Negotiating with Creator Managers and Agencies
Established creators — typically those with over 100K followers or those with significant monetisation ambitions — are often represented by talent managers or agencies. Negotiating with managers is different from negotiating with creators directly. Managers are experienced negotiators who work across many brand deals — they will know your opening position is not your final position, and they will probe for flexibility on rate, usage rights, deliverables, and timelines.
The most effective approach when negotiating with managers is to lead with your brief and budget range rather than a specific offer. "We have a budget of £800–£1,200 for this campaign and need X deliverables with Y usage rights — can we make that work?" is more productive than opening with a lowball figure and working up, which signals inexperience and starts the relationship on a combative footing. Managers remember how brands negotiate and will advise their clients accordingly for future partnerships.
Gifted vs Paid: Setting the Right Expectation
Many brands default to offering gifted product to all creators and then escalating to paid when the gifted approach does not generate content. This is an inefficient approach that wastes time and creates friction with creators who feel their time was undervalued. A more effective framework: use gifted seeding for genuine discovery (creators with genuine organic interest in the brand, no content guarantee expected), and use paid partnerships when you need guaranteed content, specific deliverables, or usage rights.

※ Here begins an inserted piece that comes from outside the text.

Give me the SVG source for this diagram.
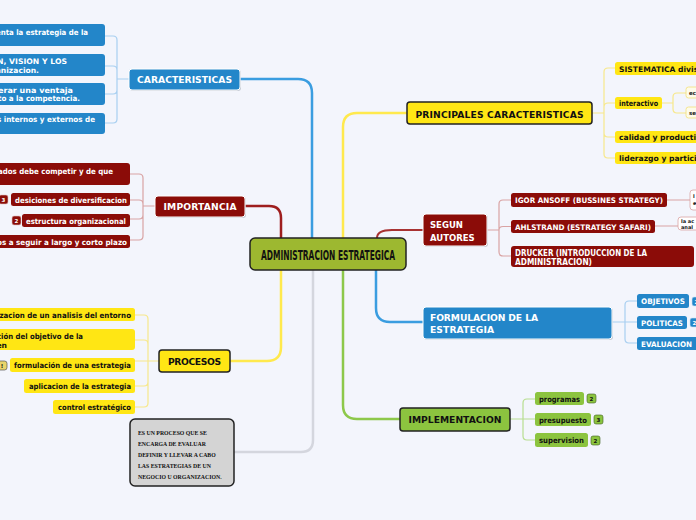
<svg xmlns="http://www.w3.org/2000/svg" width="696" height="520" viewBox="0 0 696 520">
<style>
.t{font-family:"DejaVu Sans",Verdana,"Liberation Sans",sans-serif;font-weight:bold}
.s7{font-size:7.6px}
.s9{font-size:9.2px}
.w{fill:#ffffff}
.k{fill:#111111}
.bl{fill:#2386c9}
.rd{fill:#8b0c08}
.ye{fill:#ffe614}
.gr{fill:#8cc43f}
.main{stroke:#ffffff;stroke-width:1}
.blk{stroke:#222222;stroke-width:1.5}
.c{fill:none;stroke-linecap:round}
.cb{stroke:#a8cff0;stroke-width:1.2}
.cr{stroke:#d9a3a3;stroke-width:1.2}
.cy{stroke:#f7e88a;stroke-width:1.2}
.cg{stroke:#b8de90;stroke-width:1.2}
.sh{fill:#9aa3b0;opacity:0.5}
.bd{font-size:5.5px;text-anchor:middle}
</style>
<rect x="0" y="0" width="696" height="520" fill="#f3f5fc"/>
<g id="connectors">
<path class="c" d="M312,238 V93 Q312,79 298,79 H240" stroke="#3a9de0" stroke-width="2.5"/>
<path class="c" d="M343,238 V127 Q343,113 357,113 H407" stroke="#ffe94d" stroke-width="2.5"/>
<path class="c" d="M281,238 V218 Q281,206 269,206 H245" stroke="#9e1e1e" stroke-width="2.5"/>
<path class="c" d="M377,238 C377,232 382,230 392,230 H423" stroke="#a83232" stroke-width="2"/>
<path class="c" d="M281,270 V347 Q281,361 267,361 H230" stroke="#ffe94d" stroke-width="2.5"/>
<path class="c" d="M313,270 V440 Q313,452 301,452 H234" stroke="#d4d6de" stroke-width="2.5"/>
<path class="c" d="M343,270 V405 Q343,419 357,419 H400" stroke="#8dc84a" stroke-width="2.5"/>
<path class="c" d="M376,270 V308 Q376,322 390,322 H423" stroke="#3a9de0" stroke-width="2.5"/>
<path class="c cb" d="M129,79 H117 M117,79 V40 Q117,36 113,36 H105 M117,79 V70 Q117,66 113,66 H105 M117,79 V90 Q117,94 113,94 H105 M117,79 V119 Q117,123 113,123 H105"/>
<path class="c cr" d="M155,206 H143 M143,206 V178 Q143,174 139,174 H130 M143,206 V204 Q143,200 139,200 H130 M143,206 V215 Q143,219 139,219 H130 M143,206 V236 Q143,240 139,240 H130"/>
<path class="c cy" d="M159,361 H148 M148,361 V319 Q148,315 144,315 H135 M148,361 V344 Q148,340 144,340 H135 M148,361 H135 M148,361 V382 Q148,386 144,386 H135 M148,361 V403 Q148,407 144,407 H135"/>
<path class="c cy" d="M592,113 H604 M604,113 V72 Q604,68 608,68 H615 M604,113 V107 Q604,103 608,103 H615 M604,113 V133 Q604,137 608,137 H615 M604,113 V154 Q604,158 608,158 H615"/>
<path class="c cy" d="M662,103 H673 M673,103 V97 Q673,93 677,93 H686 M673,103 V109 Q673,113 677,113 H686"/>
<path class="c cr" d="M487,230 H499 M499,230 V204 Q499,200 503,200 H511 M499,230 V230 Q499,226.5 503,226.5 H511 M499,230 V252 Q499,256 503,256 H511"/>
<path class="c cr" d="M667,200 H690 M655,226 H678"/>
<path class="c cb" d="M612,322 H625 M625,322 V305 Q625,301 629,301 H637 M625,322 H637 M625,322 V339 Q625,343 629,343 H637"/>
<path class="c cg" d="M510,419 H523 M523,419 V403 Q523,399 527,399 H535 M523,419 H535 M523,419 V436 Q523,440 527,440 H535"/>
</g>
<g id="central">
<rect x="250" y="238" width="156" height="32" rx="5" fill="#9db830" class="blk"/>
<text x="328" y="259.5" text-anchor="middle" font-family="'DejaVu Sans Condensed','DejaVu Sans',sans-serif" font-stretch="condensed" font-weight="bold" font-size="14.5" fill="#111" textLength="134" lengthAdjust="spacingAndGlyphs">ADMINISTRACION ESTRATEGICA</text>
</g>
<g id="caracteristicas">
<rect x="130" y="70" width="111" height="21" rx="3" class="sh"/>
<rect x="129" y="69" width="111" height="21" rx="3" class="bl main"/>
<text x="184.5" y="82.5" text-anchor="middle" class="t s9 w" textLength="95">CARACTERISTICAS</text>
</g>
<g id="car1"><rect x="-10" y="24" width="115" height="22" rx="3" class="bl"/><text x="88" y="35" text-anchor="end" class="t s7 w" textLength="92" lengthAdjust="spacingAndGlyphs">enta la estrategia de la</text></g>
<g id="car2"><rect x="-10" y="54" width="115" height="22" rx="3" class="bl"/><text x="67" y="64" text-anchor="end" class="t s7 w" textLength="70" lengthAdjust="spacingAndGlyphs">N, VISION Y LOS</text><text x="39" y="73" text-anchor="end" class="t s7 w">anizacion.</text></g>
<g id="car3"><rect x="-10" y="83" width="115" height="22" rx="3" class="bl"/><text x="73" y="93" text-anchor="end" class="t s7 w" textLength="75" lengthAdjust="spacingAndGlyphs">erar una ventaja</text><text x="80" y="101" text-anchor="end" class="t s7 w" textLength="82" lengthAdjust="spacingAndGlyphs">to a la competencia.</text></g>
<g id="car4"><rect x="-10" y="113" width="115" height="21" rx="3" class="bl"/><text x="95" y="122" text-anchor="end" class="t s7 w" textLength="98" lengthAdjust="spacingAndGlyphs">s internos y externos de</text></g>
<g id="importancia">
<rect x="156" y="197" width="90" height="21" rx="3" class="sh"/>
<rect x="155" y="196" width="90" height="21" rx="3" class="rd main"/>
<text x="200" y="209.5" text-anchor="middle" class="t s9 w" textLength="73">IMPORTANCIA</text>
</g>
<g id="imp1"><rect x="-10" y="163" width="140" height="22" rx="3" class="rd"/><text x="113" y="174" text-anchor="end" class="t s7 w" textLength="115" lengthAdjust="spacingAndGlyphs">ados debe competir y de que</text></g>
<g id="imp2"><rect x="11" y="193" width="119" height="13" rx="2.5" class="rd"/><text x="15" y="202.5" class="t s7 w" textLength="112" lengthAdjust="spacingAndGlyphs">desiciones de diversificacion</text>
<rect x="-1" y="195" width="9" height="9" rx="2" class="rd" stroke="#e0c0c0" stroke-width="0.6"/><text x="3.5" y="201.8" class="t bd w">3</text></g>
<g id="imp3"><rect x="22" y="214" width="108" height="13" rx="2.5" class="rd"/><text x="26" y="223.5" class="t s7 w" textLength="100" lengthAdjust="spacingAndGlyphs">estructura organizacional</text>
<rect x="12" y="216" width="9" height="9" rx="2" class="rd" stroke="#e0c0c0" stroke-width="0.6"/><text x="16.5" y="222.8" class="t bd w">2</text></g>
<g id="imp4"><rect x="-10" y="235" width="140" height="13" rx="2.5" class="rd"/><text x="127" y="244.5" text-anchor="end" class="t s7 w" textLength="130" lengthAdjust="spacingAndGlyphs">os a seguir a largo y corto plazo</text></g>
<g id="procesos">
<rect x="159" y="350" width="71" height="22" rx="3" class="ye blk"/>
<text x="194.5" y="364.5" text-anchor="middle" class="t s9 k" textLength="53">PROCESOS</text>
</g>
<g id="pro1"><rect x="-10" y="308" width="145" height="13" rx="2.5" class="ye"/><text x="131" y="317.5" text-anchor="end" class="t s7 k" textLength="134" lengthAdjust="spacingAndGlyphs">izacion de un analisis del entorno</text></g>
<g id="pro2"><rect x="-10" y="329" width="145" height="21" rx="3" class="ye"/><text x="83" y="339" text-anchor="end" class="t s7 k" textLength="86" lengthAdjust="spacingAndGlyphs">ción del objetivo de la</text><text x="7" y="347.5" text-anchor="end" class="t s7 k">en</text></g>
<g id="pro3"><rect x="10" y="358" width="125" height="14" rx="2.5" class="ye"/><text x="14" y="367.5" class="t s7 k" textLength="117" lengthAdjust="spacingAndGlyphs">formulación de una estrategia</text>
<rect x="-3" y="361" width="10" height="9" rx="2.5" fill="#e8d46a" stroke="#555" stroke-width="0.7"/><text x="2" y="368" class="t bd k">!</text></g>
<g id="pro4"><rect x="24" y="379" width="111" height="14" rx="2.5" class="ye"/><text x="29" y="388.5" class="t s7 k" textLength="102" lengthAdjust="spacingAndGlyphs">aplicacion de la estrategia</text></g>
<g id="pro5"><rect x="53" y="400" width="82" height="14" rx="2.5" class="ye"/><text x="58" y="409.5" class="t s7 k" textLength="73" lengthAdjust="spacingAndGlyphs">control estratégico</text></g>
<g id="nota">
<rect x="130" y="419" width="104" height="67" rx="5" fill="#d4d4d4" class="blk"/>
<g font-family="'Liberation Serif','Times New Roman',serif" font-weight="bold" font-size="5.8" fill="#111">
<text x="138" y="435">ES UN PROCESO QUE SE</text>
<text x="138" y="445.5">ENCARGA DE EVALUAR</text>
<text x="138" y="456.5">DEFINIR Y LLEVAR A CABO</text>
<text x="138" y="467.5">LAS ESTRATEGIAS DE UN</text>
<text x="138" y="478.5">NEGOCIO U ORGANIZACION.</text>
</g>
</g>
<g id="principales">
<rect x="407" y="102" width="185" height="22" rx="3" class="ye blk"/>
<text x="499.5" y="117.5" text-anchor="middle" class="t s9 k" textLength="168">PRINCIPALES CARACTERISTICAS</text>
</g>
<g id="pri1"><rect x="615" y="62" width="100" height="13" rx="2.5" class="ye"/><text x="619" y="71.5" class="t s7 k">SISTEMATICA divisi</text></g>
<g id="pri2"><rect x="615" y="97" width="47" height="12" rx="2.5" class="ye"/><text x="619" y="106" class="t s7 k" textLength="39" lengthAdjust="spacingAndGlyphs">interactivo</text></g>
<g id="pri2a"><rect x="686" y="87" width="20" height="11" rx="2.5" fill="#fdfbea" stroke="#f3e17a" stroke-width="0.8"/><text x="689" y="94.5" class="t k" font-size="5.5">ec</text></g>
<g id="pri2b"><rect x="686" y="107" width="20" height="11" rx="2.5" fill="#fdfbea" stroke="#f3e17a" stroke-width="0.8"/><text x="689" y="114.5" class="t k" font-size="5.5">se</text></g>
<g id="pri3"><rect x="615" y="131" width="90" height="12" rx="2.5" class="ye"/><text x="619" y="140" class="t s7 k">calidad y productivi</text></g>
<g id="pri4"><rect x="615" y="152" width="90" height="12" rx="2.5" class="ye"/><text x="619" y="161" class="t s7 k">liderazgo y participa</text></g>
<g id="segun">
<rect x="424" y="215" width="64" height="32" rx="3" class="sh"/>
<rect x="423" y="214" width="64" height="32" rx="3" class="rd main"/>
<text x="430" y="228" class="t w" font-size="8.5">SEGUN</text>
<text x="430" y="241" class="t w" font-size="8.5">AUTORES</text>
</g>
<g id="aut1"><rect x="511" y="193" width="156" height="14" rx="2.5" class="rd"/><text x="515" y="203" class="t s7 w" textLength="148" lengthAdjust="spacingAndGlyphs">IGOR ANSOFF (BUSSINES STRATEGY)</text></g>
<g id="aut1a"><rect x="690" y="190" width="14" height="20" rx="3" fill="#ffffff" stroke="#d9a3a3" stroke-width="0.8"/><text x="693" y="198" class="t k" font-size="5">l</text><text x="693" y="205" class="t k" font-size="5">e</text></g>
<g id="aut2"><rect x="511" y="220" width="144" height="13" rx="2.5" class="rd"/><text x="515" y="229.5" class="t s7 w" textLength="136" lengthAdjust="spacingAndGlyphs">AHLSTRAND (ESTRATEGY SAFARI)</text></g>
<g id="aut2a"><rect x="678" y="217" width="25" height="13" rx="3" fill="#ffffff" stroke="#d9a3a3" stroke-width="0.8"/><text x="681" y="223" class="t k" font-size="5">la ac</text><text x="681" y="228.5" class="t k" font-size="5">anal</text></g>
<g id="aut3"><rect x="511" y="246" width="183" height="21" rx="3" class="rd"/><text x="515" y="256" class="t w" font-size="8" textLength="132" lengthAdjust="spacingAndGlyphs">DRUCKER (INTRODUCCION DE LA</text><text x="515" y="265" class="t w" font-size="8" textLength="77" lengthAdjust="spacingAndGlyphs">ADMINISTRACION)</text></g>
<g id="formulacion">
<rect x="424" y="308" width="189" height="32" rx="3" class="sh"/>
<rect x="423" y="307" width="189" height="32" rx="3" class="bl main"/>
<text x="430" y="321" class="t s9 w" textLength="108">FORMULACION DE LA</text>
<text x="430" y="333" class="t s9 w" textLength="64">ESTRATEGIA</text>
</g>
<g id="for1"><rect x="637" y="294" width="52" height="14" rx="2.5" class="bl"/><text x="641" y="304" class="t s7 w" textLength="44" lengthAdjust="spacingAndGlyphs">OBJETIVOS</text>
<rect x="692" y="297" width="9" height="9" rx="2" class="bl" stroke="#cfe3f5" stroke-width="0.6"/><text x="696.5" y="303.8" class="t bd w">2</text></g>
<g id="for2"><rect x="637" y="316" width="50" height="13" rx="2.5" class="bl"/><text x="641" y="325.5" class="t s7 w" textLength="42" lengthAdjust="spacingAndGlyphs">POLITICAS</text>
<rect x="690" y="318" width="9" height="9" rx="2" class="bl" stroke="#cfe3f5" stroke-width="0.6"/><text x="694.5" y="324.8" class="t bd w">2</text></g>
<g id="for3"><rect x="637" y="337" width="65" height="13" rx="2.5" class="bl"/><text x="641" y="346.5" class="t s7 w" textLength="51" lengthAdjust="spacingAndGlyphs">EVALUACION</text></g>
<g id="implementacion">
<rect x="400" y="408" width="110" height="23" rx="3" class="gr blk"/>
<text x="455" y="423" text-anchor="middle" class="t s9 k" textLength="93">IMPLEMENTACION</text>
</g>
<g id="imp_a"><rect x="535" y="392" width="49" height="13" rx="2.5" class="gr"/><text x="539" y="401.5" class="t s7 k" textLength="41" lengthAdjust="spacingAndGlyphs">programas</text>
<rect x="587" y="394" width="9" height="9" rx="2" class="gr" stroke="#3d5e1c" stroke-width="0.6"/><text x="591.5" y="400.8" class="t bd k">2</text></g>
<g id="imp_b"><rect x="535" y="413" width="56" height="13" rx="2.5" class="gr"/><text x="539" y="422.5" class="t s7 k" textLength="48" lengthAdjust="spacingAndGlyphs">presupuesto</text>
<rect x="594" y="415" width="9" height="9" rx="2" class="gr" stroke="#3d5e1c" stroke-width="0.6"/><text x="598.5" y="421.8" class="t bd k">3</text></g>
<g id="imp_c"><rect x="535" y="433" width="53" height="14" rx="2.5" class="gr"/><text x="539" y="443" class="t s7 k" textLength="45" lengthAdjust="spacingAndGlyphs">supervision</text>
<rect x="591" y="436" width="9" height="9" rx="2" class="gr" stroke="#3d5e1c" stroke-width="0.6"/><text x="595.5" y="442.8" class="t bd k">2</text></g>
</svg>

When transitioning a creator from gifted to paid, acknowledge the previous gifted relationship and treat it as a foundation for the paid one. "We loved the content you created last month when we sent you the product — we'd love to work with you on a paid campaign" is a natural and respectful escalation. Trying to negotiate down a creator's rate because they previously created content for free is not — it damages the relationship and signals that the brand views gifted content as reducing a creator's negotiating leverage.
Practical Negotiation Principles
Be specific about what you need. Vague negotiation produces vague agreements that generate conflict later. Before entering any negotiation, know exactly what deliverables you need, what usage rights you require, what timeline you are working to, and what your maximum budget is. Knowing your walk-away point before negotiations begin prevents you from agreeing to terms that do not serve your campaign.
Treat creators as long-term partners rather than one-off vendors. The best creator partnerships compound over time — a creator who posts about your brand once is a campaign; a creator who becomes a genuine fan and integrates your product into their content repeatedly over months is an asset. Brands that negotiate hard on every deal, demand excessive revisions, or pay slowly build a reputation in creator communities that makes future partnerships more expensive and harder to secure.
Your reputation as a brand partner precedes you in creator communities. Brands that pay fairly, brief clearly, and treat creators with respect consistently get better content and more favourable rates than brands with a reputation for being difficult.